Badajoz

Badajoz me ha parecido como Moratalaz pero más grande. Me encanta leer en los letreros de las calles la explicación: «Hernán Cortés» y debajo «Conquistador», «Antonio Ruiz Chacón», «Poeta» y que solamente en las pequeñas ciudades de la periferia podemos seguir contemplando preciosos edificios modernistas, eso si, echados a perder. Badajoz tiene cerca de su centro histórico una calle peatonal donde Sfera, Zara y demás marcas de moda se disputan los muchos clientes que la pasean, junto a un enorme y horroroso aparcamiento. Entre las estrellas calles del centro languidecen cientos de pequeños y familiares comercios.

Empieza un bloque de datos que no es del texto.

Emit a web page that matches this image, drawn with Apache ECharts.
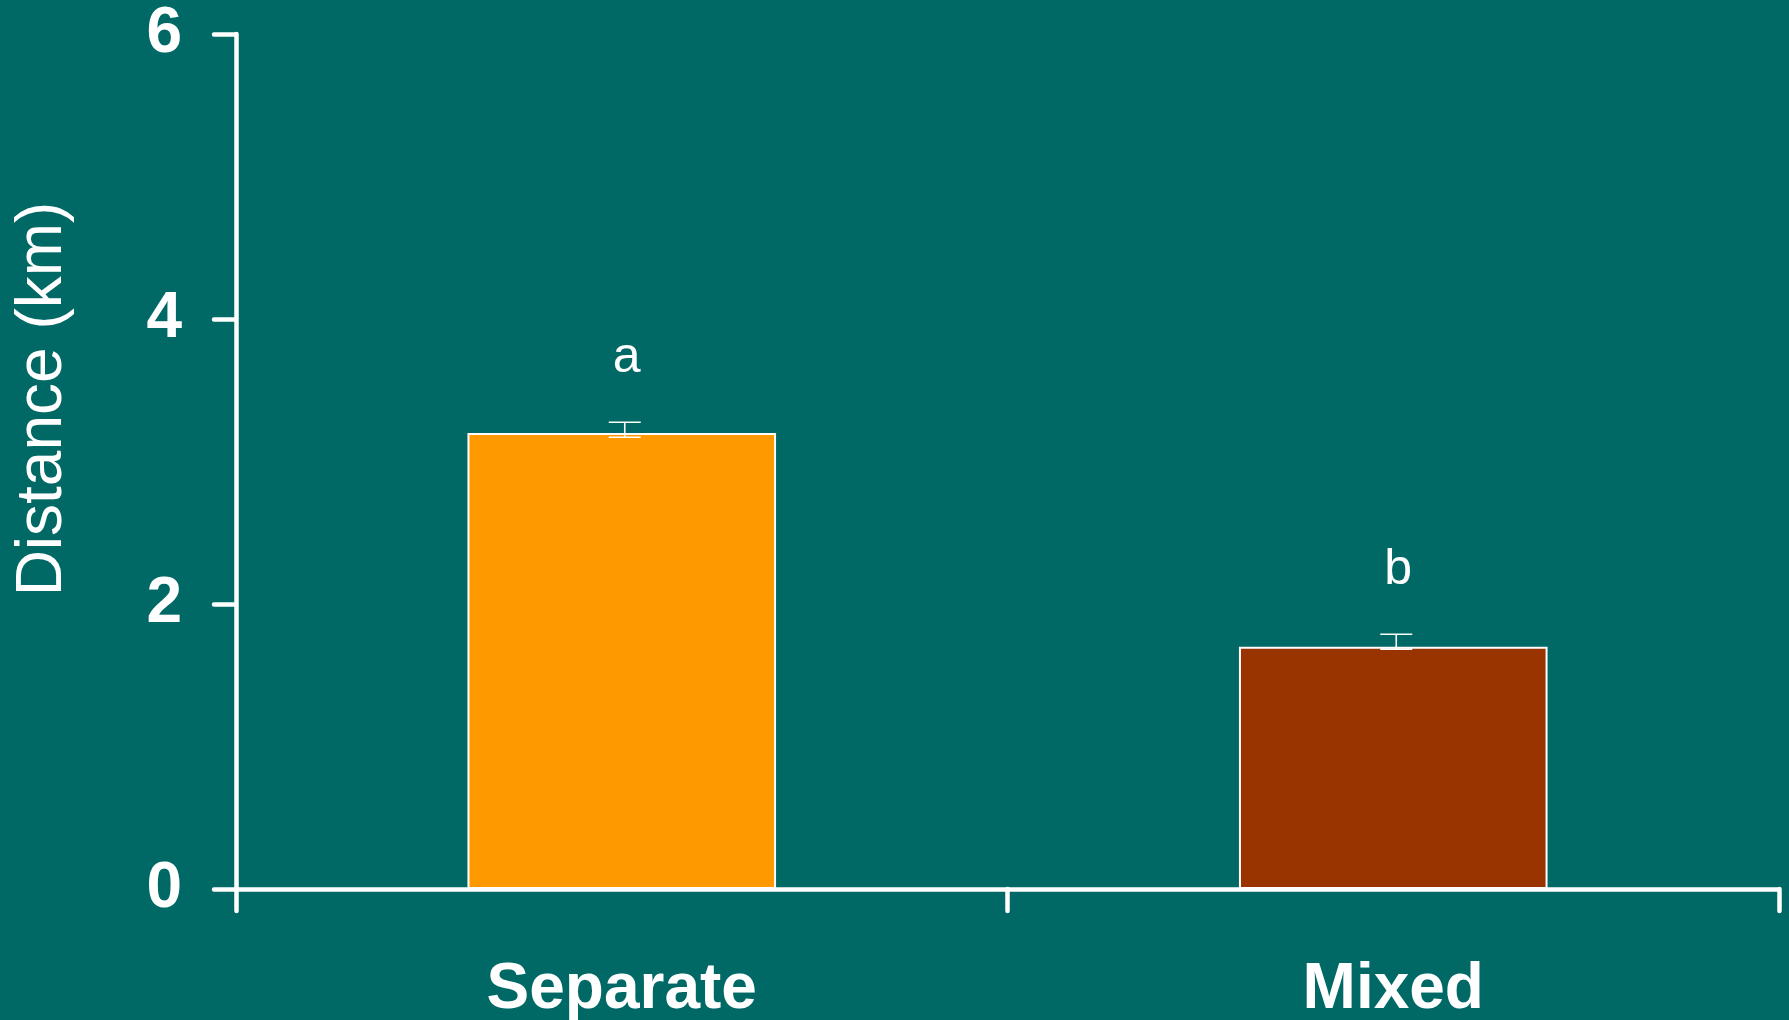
<!DOCTYPE html>
<html>
<head>
<meta charset="utf-8">
<script src="https://cdn.jsdelivr.net/npm/echarts@6/dist/echarts.min.js"></script>
<style>
html,body{margin:0;padding:0;background:#006966;}
#chart{width:1789px;height:1020px;}
</style>
</head>
<body>
<div id="chart"></div>
<script>
var categories = ['Separate', 'Mixed'];
var meanValues = [3.20, 1.70];
var errLow = [3.17, 1.683];
var errHigh = [3.275, 1.788];
var sigLetters = ['a', 'b'];
var barColors = ['#FF9900', '#993300'];
var yTicks = [0, 2, 4, 6];

var chart = echarts.init(document.getElementById('chart'));
var font = '"Liberation Sans", Arial, Helvetica, sans-serif';

var errData = categories.map(function (c, i) { return [i, errLow[i], errHigh[i], sigLetters[i]]; });

var option = {
  backgroundColor: '#006966',
  animation: false,
  grid: { left: 236, right: 10, top: 34, bottom: 131, containLabel: false, outerBoundsMode: 'none' },
  xAxis: {
    type: 'category',
    data: categories,
    boundaryGap: true,
    axisLine: { lineStyle: { color: '#fff', width: 4.5, cap: 'round' } },
    axisTick: { show: true, length: 22, alignWithLabel: false, lineStyle: { color: '#fff', width: 4.5, cap: 'round' } },
    axisLabel: { color: '#fff', fontFamily: font, fontWeight: 'bold', fontSize: 64, margin: 69 }
  },
  yAxis: {
    type: 'value',
    min: yTicks[0],
    max: yTicks[yTicks.length - 1],
    interval: 2,
    splitLine: { show: false },
    axisLine: { show: true, lineStyle: { color: '#fff', width: 4.5, cap: 'round' } },
    axisTick: { show: true, length: 22, lineStyle: { color: '#fff', width: 4.5, cap: 'round' } },
    axisLabel: { color: '#fff', fontFamily: font, fontWeight: 'bold', fontSize: 64, margin: 54 }
  },
  graphic: [{
    type: 'text',
    x: 43, y: 399,
    rotation: Math.PI / 2,
    style: {
      text: 'Distance (km)',
      fill: '#fff',
      font: '64px ' + font,
      textAlign: 'center',
      textVerticalAlign: 'middle'
    }
  }],
  series: [{
    type: 'bar',
    barWidth: '40%',
    data: meanValues.map(function (v, i) {
      return { value: v, itemStyle: { color: barColors[i] } };
    }),
    itemStyle: { borderColor: '#fff', borderWidth: 2 }
  }, {
    type: 'custom',
    data: errData,
    z: 10,
    renderItem: function (params, api) {
      var idx = api.value(0);
      var top = api.coord([idx, api.value(2)]);
      var bot = api.coord([idx, api.value(1)]);
      var x = top[0] + 3;
      var hw = 16;
      var st = { stroke: '#fff', lineWidth: 1.6 };
      return {
        type: 'group',
        children: [
          { type: 'line', shape: { x1: x, y1: top[1], x2: x, y2: bot[1] }, style: st },
          { type: 'line', shape: { x1: x - hw, y1: top[1], x2: x + hw, y2: top[1] }, style: st },
          { type: 'line', shape: { x1: x - hw, y1: bot[1], x2: x + hw, y2: bot[1] }, style: st },
          { type: 'text', style: { text: api.value(3), x: x + 2, y: top[1] - 64, fill: '#fff', font: '50px ' + font, textAlign: 'center', textVerticalAlign: 'middle' } }
        ]
      };
    }
  }]
};
chart.setOption(option);
</script>
</body>
</html>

Me quedo mirando una droguería que me recuerda a aquella en la que yo ayudaba a mi amigo Alfonso cuando era un niño, en Laredo, en los tiempos en los que ver a un menor despachar tras un mostrador no era ver un delito. Las ciudades pequeñas están llenas de carteles de corales y exposiciones fotográficas y muestras culturales a la antigua usanza organizadas por el «ateneo cultural…» o el «círculo poético…» y tienen una gran plaza central con kiosko y cenador para la banda y cafeterías con mesas en la plaza y bancos y palomas y muchas un busto de quien diera gloria a la ciudad escribiendo poesía. En las grandes hay un libertador, un general o un rey y en eso, a pesar de su fealdad y su aburrido día a día, las pequeñas ganan, porque reconocen como valor lo que se desprecia en el centro del imperio. Badajoz habla portugués y tiene cara de mesetaria y huele a Andalucía y se reconoce extremeña por alguno de sus costados. Las ciudades de frontera tienen siempre cierto aire de mezcla, de potaje, de desembocadura, más aquellas que están lejos, tan lejos del poder que veneran a sus escritores y no a sus asesinos.